Видимо, дало о себе знать кумулирующее действие токсических действующих начал, осевших в сером веществе коры головного мозга и, возможно, в базальных ядрах межуточного мозга. Страх породил отвагу. Апатия сменилась подозрительным возбуждением. Блеснула догадка, стало казаться, что больше нельзя терять ни минуты. Появились люди – их становилось все больше, – которые принялись ни с того ни с сего паковать чемоданы, проявляли повышенный интерес к географии, предлагали купить у них имущество, интересовались расписанием поездов и международных авиалиний, заказывали телефонные разговоры с заграницей и целыми часами, не считаясь с затратами, вели переговоры с мнимыми родственниками на ломаном английском языке. Подслушивающие органы буквально не верили своим ушам; весь могущественный аппарат сыска и пресечения, остолбенев, следил за этими сношениями. Дошло до того, что граждане кучками и поодиночке, бравируя своим антипатриотизмом, осаждали государственные учреждения, ссылались на мифические права, домогались приема у руководящих работников, с беспримерной назойливостью требовали разрешения эмигрировать – те самые люди, которые еще недавно писали в анкетах, что никаких родственных связей с заграницей у них не было и нет. Тщетно старались руководители возбудить против отщепенцев народный гнев. Нечто невиданное творилось на глазах у обескураженных представителей власти: потерявшие страх и совесть граждане демонстрировали откровенное презрение к карательным органам, закону и правопорядку. Трудно объяснить этот психоз иначе, как нервно-паралитическим и одновременно возбуждающим действием фекальных ядов, хотя выдвигались и другие гипотезы.

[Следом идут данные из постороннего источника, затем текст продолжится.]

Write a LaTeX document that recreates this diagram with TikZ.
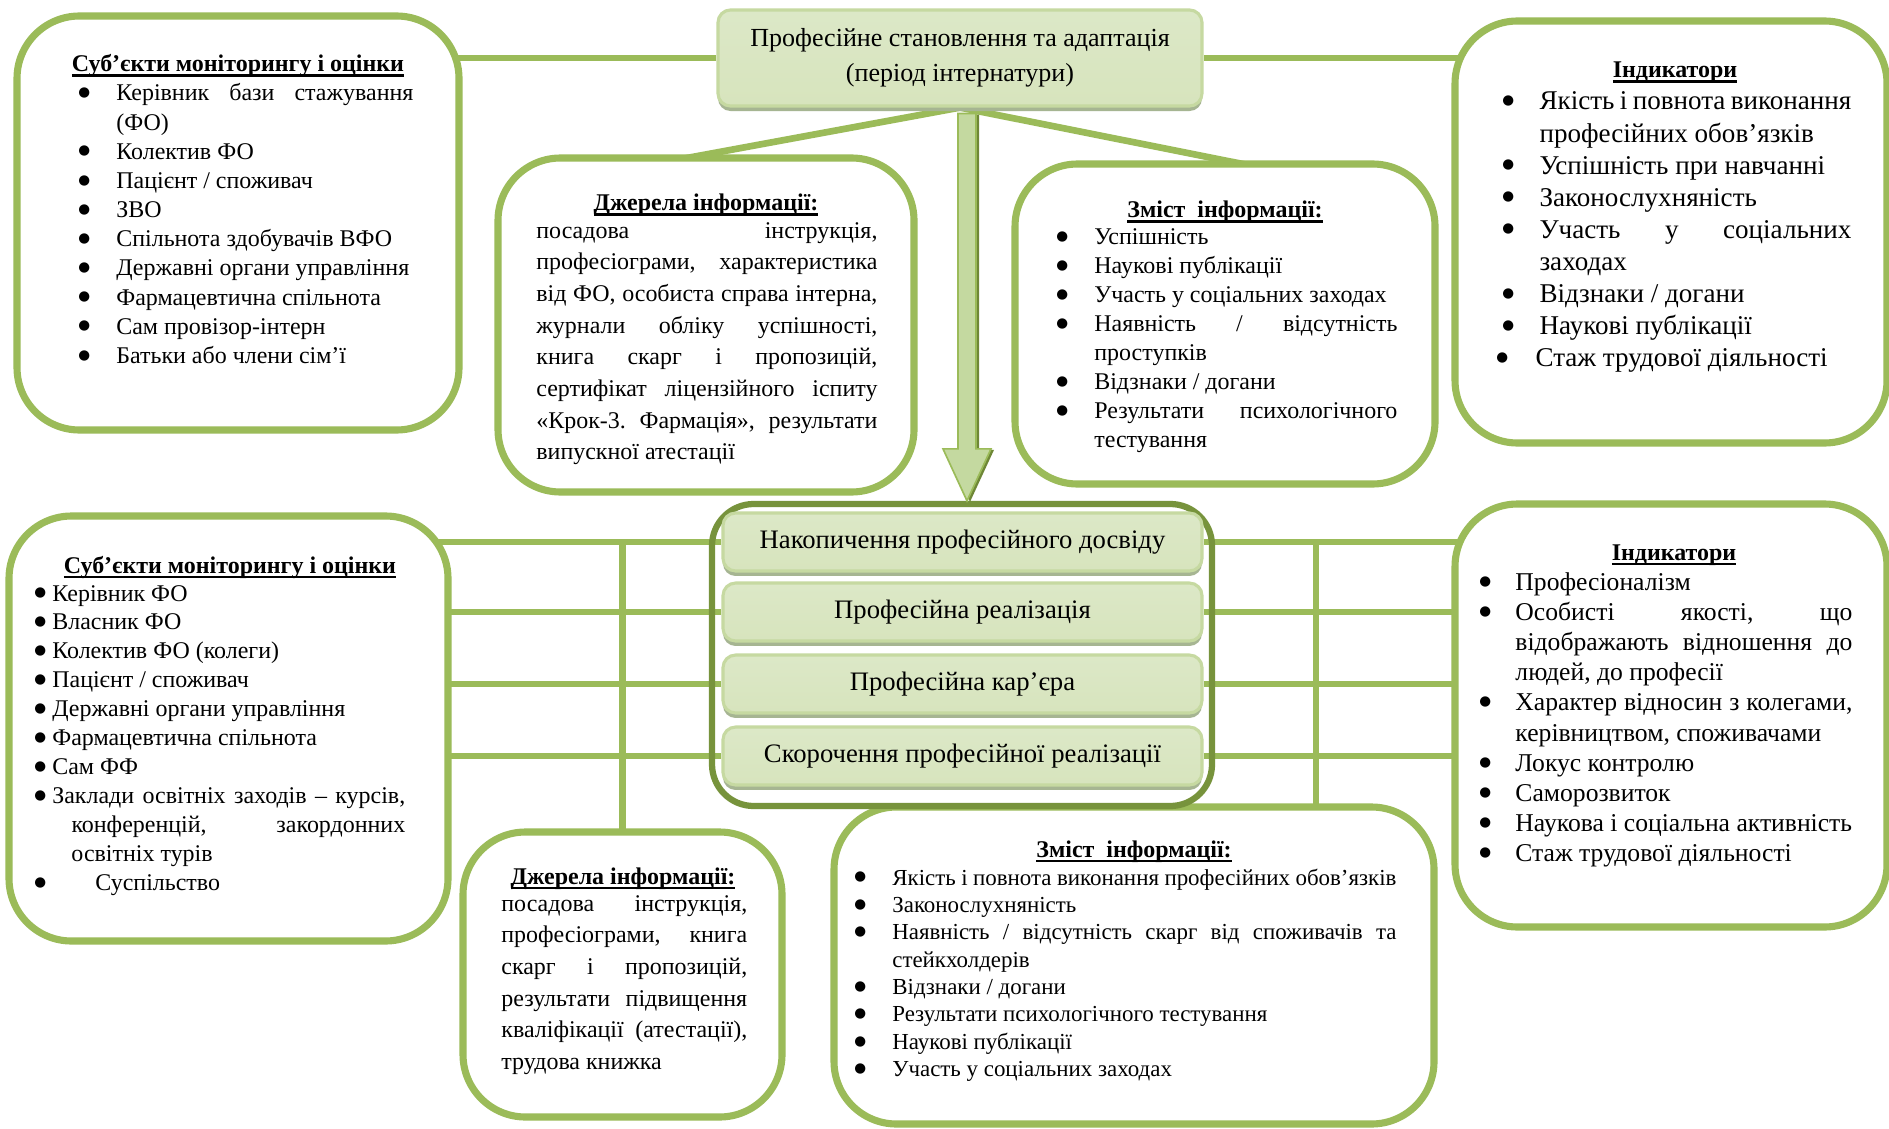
\documentclass[tikz,border=0pt]{standalone}
\usepackage{fontspec}
\setmainfont{Liberation Serif}
\newfontfamily\dotfont{DejaVu Sans}
\usetikzlibrary{fit,shadows,calc}

\definecolor{og}{HTML}{9BBB59}
\definecolor{dg}{HTML}{77933C}
\definecolor{boxfill}{HTML}{D7E4BD}
\definecolor{boxfilltop}{HTML}{DCE8C7}
\definecolor{rimc}{HTML}{C6D9A1}
\definecolor{shadowc}{HTML}{A6B592}
\definecolor{arrowlight}{HTML}{C4D9A0}
\definecolor{arrowdark}{HTML}{6E8736}

\pgfdeclarelayer{back}
\pgfsetlayers{back,main}

\newcommand\fs[2]{\fontsize{#1}{#2}\selectfont}
\newlength\textpos
\newlength\hangpos
% list bullet: a round dot centred at the middle of the capitals
\newsavebox\dotbox
\newcommand\bul{\sbox\dotbox{\dotfont\fontsize{6.5}{7}\selectfont ●}%
  \raisebox{\dimexpr 0.33em-(\ht\dotbox-\dp\dotbox)/2\relax}{\usebox\dotbox}}
% bullet items: optional shift of the bullet, then the item text
\newcommand\bfirst[2][0pt]{\noindent\hangindent=\hangpos\hangafter=1\hbox to\textpos{\hskip#1\bul\hfil}#2}
\newcommand\bitem[2][0pt]{\par\bfirst[#1]{#2}}
\newcommand\listsetup[2]{\setlength\textpos{#1}\setlength\hangpos{#2}}
% heading underline with a heavier rule
\newcommand\uline[1]{\leavevmode\setbox0=\hbox{#1}\rlap{\rule[-2.3pt]{\wd0}{1.1pt}}\box0}

\tikzset{
  bigbox/.style={draw=og, line width=3.4pt, rounded corners=30pt, fill=white, inner sep=0pt},
  conn/.style={draw=og, line width=3.2pt},
  greenbox/.style={top color=boxfilltop, bottom color=boxfill, draw=rimc, line width=1.5pt,
    rounded corners=6pt, inner sep=0pt,
    drop shadow={shadow xshift=0pt, shadow yshift=-2.4pt, fill=shadowc, opacity=1}},
  stagebox/.style={greenbox, minimum width=229.9pt, minimum height=27.8pt, font=\fs{12.8}{15}},
  frame/.style={draw=dg, line width=3pt, rounded corners=20pt, inner sep=0pt},
  listtext/.style={anchor=base west, inner sep=0pt, align=justify},
  heading/.style={anchor=base, inner sep=0pt, font=\fs{11.5}{14}\bfseries},
}

\begin{document}
\frenchspacing\tolerance=9999\hyphenpenalty=10000\exhyphenpenalty=10000
\begin{tikzpicture}[x=0.48pt, y=-0.48pt]
\useasboundingbox (0,0) rectangle (1889,1128);
\begin{pgfonlayer}{back}
  \fill[white] (0,0) rectangle (1889,1128);
\end{pgfonlayer}

% ---------- boxes ----------
\node[bigbox, fit={(17,16) (459,430)}] (s1) {};
\node[bigbox, fit={(1455,21) (1887,443)}] (i1) {};
\node[bigbox, fit={(498,158) (914,492)}] (j1) {};
\node[bigbox, fit={(1015,164) (1435,484)}] (z1) {};
\node[bigbox, fit={(9,516) (448,941)}] (s2) {};
\node[bigbox, fit={(1455,504) (1887,927)}] (i2) {};
\node[bigbox, fit={(463,832) (782,1117)}] (j2) {};
\node[bigbox, fit={(834,807) (1434,1124)}] (z2) {};

\node[greenbox, minimum width=232.3pt, minimum height=46.1pt, align=center, font=\fs{12.5}{16.8}]
  (tb) at (960,58) {Професійне становлення та адаптація\\(період інтернатури)};

\node[frame, fit={(712,504) (1212,806)}] (c) {};
\node[stagebox] (ib1) at (962.5,542) {Накопичення професійного досвіду};
\node[stagebox] (ib2) at (962.5,612) {Професійна реалізація};
\node[stagebox] (ib3) at (962.5,684) {Професійна кар’єра};
\node[stagebox] (ib4) at (962.5,756) {Скорочення професійної реалізації};

% ---------- connectors ----------
\begin{pgfonlayer}{back}
  \draw[conn] (tb.west) -- (s1.center |- tb.west);
  \draw[conn] (tb.east) -- (i1.center |- tb.east);
  \draw[conn, shorten >=-12pt] (tb.south) -- (j1.north);
  \draw[conn, shorten >=-12pt] (tb.south) -- (z1.north);
  \foreach \k in {1,...,4} {
    \draw[conn] (ib\k.west) -- (s2.center |- ib\k.west);
    \draw[conn] (ib\k.east) -- (i2.center |- ib\k.east);
  }
  \draw[conn] (j2.center |- ib1.west) -- (j2.center);
  \coordinate (rv) at (1316,0);
  \draw[conn] (rv |- ib1.east) -- (rv |- z2.center);
\end{pgfonlayer}

% ---------- block arrow ----------
\coordinate (ax) at (967,0);
\coordinate (at) at (ax |- tb.south);
\coordinate (ab) at (ax |- c.north);
\fill[arrowdark] ($(at)+(-6,7)$) -- ($(ab)+(-6,-51)$) -- ($(ab)+(-21,-51)$) -- ($(ab)+(3,1)$)
  -- ($(ab)+(27,-51)$) -- ($(ab)+(12,-51)$) -- ($(at)+(12,7)$) -- cycle;
\draw[draw=og, line width=0.8pt, top color=arrowlight, middle color=og, bottom color=arrowlight]
  ($(at)+(-9,6)$) -- ($(ab)+(-9,-52)$) -- ($(ab)+(-24,-52)$) -- (ab)
  -- ($(ab)+(24,-52)$) -- ($(ab)+(9,-52)$) -- ($(at)+(9,6)$) -- cycle;

% ---------- texts: upper row ----------
\node[heading] (s1t) at (238,72) {\uline{Суб’єкти моніторингу і оцінки}};
\node[listtext, text width=160.8pt, font=\fs{11.5}{14}] (s1l) at (78,101) {%
  \listsetup{18.2pt}{18.2pt}%
  \bfirst{Керівник бази стажування\linebreak (ФО)}%
  \bitem{Колектив ФО}%
  \bitem{Пацієнт / споживач}%
  \bitem{ЗВО}%
  \bitem{Спільнота здобувачів ВФО}%
  \bitem{Державні органи управління}%
  \bitem{Фармацевтична спільнота}%
  \bitem{Сам провізор-інтерн}%
  \bitem{Батьки або члени сім’ї}\par};

\node[heading] (j1t) at (706,211) {\uline{Джерела інформації:}};
\node[listtext, text width=163.7pt, font=\fs{11.5}{15.2}] (j1l) at (536,238) {%
  \noindent посадова інструкція,\linebreak професіограми, характеристика\linebreak
  від ФО, особиста справа інтерна,\linebreak журнали обліку успішності,\linebreak
  книга скарг і пропозицій,\linebreak сертифікат ліцензійного іспиту\linebreak
  «Крок-3. Фармація», результати\linebreak випускної атестації\par};

\node[heading] (z1t) at (1225,218) {\uline{Зміст\ \ інформації:}};
\node[listtext, text width=163.7pt, font=\fs{11.5}{13.9}] (z1l) at (1056,245) {%
  \listsetup{18.2pt}{18.2pt}%
  \bfirst{Успішність}%
  \bitem{Наукові публікації}%
  \bitem{Участь у соціальних заходах}%
  \bitem{Наявність / відсутність\linebreak проступків}%
  \bitem{Відзнаки / догани}%
  \bitem{Результати психологічного\linebreak тестування}\par};

\node[heading] (i1t) at (1675,78) {\uline{Індикатори}};
\node[listtext, text width=167.5pt, font=\fs{13}{15.4}] (i1l) at (1502,110) {%
  \listsetup{17.8pt}{17.8pt}%
  \bfirst{Якість і повнота виконання\linebreak професійних обов’язків}%
  \bitem{Успішність при навчанні}%
  \bitem{Законослухняність}%
  \bitem{Участь у соціальних\linebreak заходах}%
  \bitem{Відзнаки / догани}%
  \bitem{Наукові публікації}%
  \bitem[-2.9pt]{\hskip-1.9pt Стаж трудової діяльності}\par};

% ---------- texts: lower row ----------
\node[heading] (s2t) at (230,573) {\uline{Суб’єкти моніторингу і оцінки}};
\node[listtext, text width=178pt, font=\fs{11.5}{13.9}] (s2l) at (34,601) {%
  \listsetup{8.6pt}{8.6pt}%
  \bfirst{Керівник ФО}%
  \bitem{Власник ФО}%
  \bitem{Колектив ФО (колеги)}%
  \bitem{Пацієнт / споживач}%
  \bitem{Державні органи управління}%
  \bitem{Фармацевтична спільнота}%
  \bitem{Сам ФФ}%
  \listsetup{8.6pt}{17.8pt}%
  \bitem{Заклади освітніх заходів – курсів,\linebreak конференцій, закордонних\linebreak освітніх турів}%
  \listsetup{29.3pt}{29.3pt}%
  \bitem{Суспільство}\par};

\node[heading] (j2t) at (623,884) {\uline{Джерела інформації:}};
\node[listtext, text width=118pt, font=\fs{11.5}{15.2}] (j2l) at (501,911) {%
  \noindent посадова інструкція,\linebreak професіограми, книга\linebreak
  скарг і пропозицій,\linebreak результати підвищення\linebreak
  кваліфікації (атестації),\linebreak трудова книжка\par};

\node[heading] (z2t) at (1134,857) {\uline{Зміст\ \ інформації:}};
\node[listtext, text width=260.2pt, font=\fs{11}{13.15}] (z2l) at (854,885) {%
  \listsetup{18.2pt}{18.2pt}%
  \bfirst{Якість і повнота виконання професійних обов’язків}%
  \bitem{Законослухняність}%
  \bitem{Наявність / відсутність скарг від споживачів та\linebreak стейкхолдерів}%
  \bitem{Відзнаки / догани}%
  \bitem{Результати психологічного тестування}%
  \bitem{Наукові публікації}%
  \bitem{Участь у соціальних заходах}\par};

\node[heading] (i2t) at (1674,560) {\uline{Індикатори}};
\node[listtext, text width=179pt, font=\fs{12.3}{14.5}] (i2l) at (1479,590) {%
  \listsetup{17.3pt}{17.3pt}%
  \bfirst{Професіоналізм}%
  \bitem{Особисті якості, що\linebreak відображають відношення до\linebreak людей, до професії}%
  \bitem{Характер відносин з колегами,\linebreak керівництвом, споживачами}%
  \bitem{Локус контролю}%
  \bitem{Саморозвиток}%
  \bitem{Наукова і соціальна активність}%
  \bitem{Стаж трудової діяльності}\par};
\end{tikzpicture}
\end{document}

II. Одиссей отправляется в плавание
Тем не менее все проходит и все забывается; и пролог на небе был бы забыт, если бы он не был тем, чем в конце концов оказался, – прологом; резюмируя вышеизложенное, можно сказать, что в конечном счете цепь абсурдных происшествий обнаружила свою скрытую логику. Каковы бы ни были причины смуты, в ней сквозило предчувствие конца. Все вещие сны сбываются, в противном случае они не были бы вещими, все пророчества правдивы, иначе какие же это пророчества.
С другой стороны, предсказатель способен сам накликать беду. Прогноз деформирует будущее. Приметы притягивают к себе то, что они предвещают. Некоторые считают, что, если бы не проклятые птицы, все бы обошлось. Оставим эту версию без обсуждения.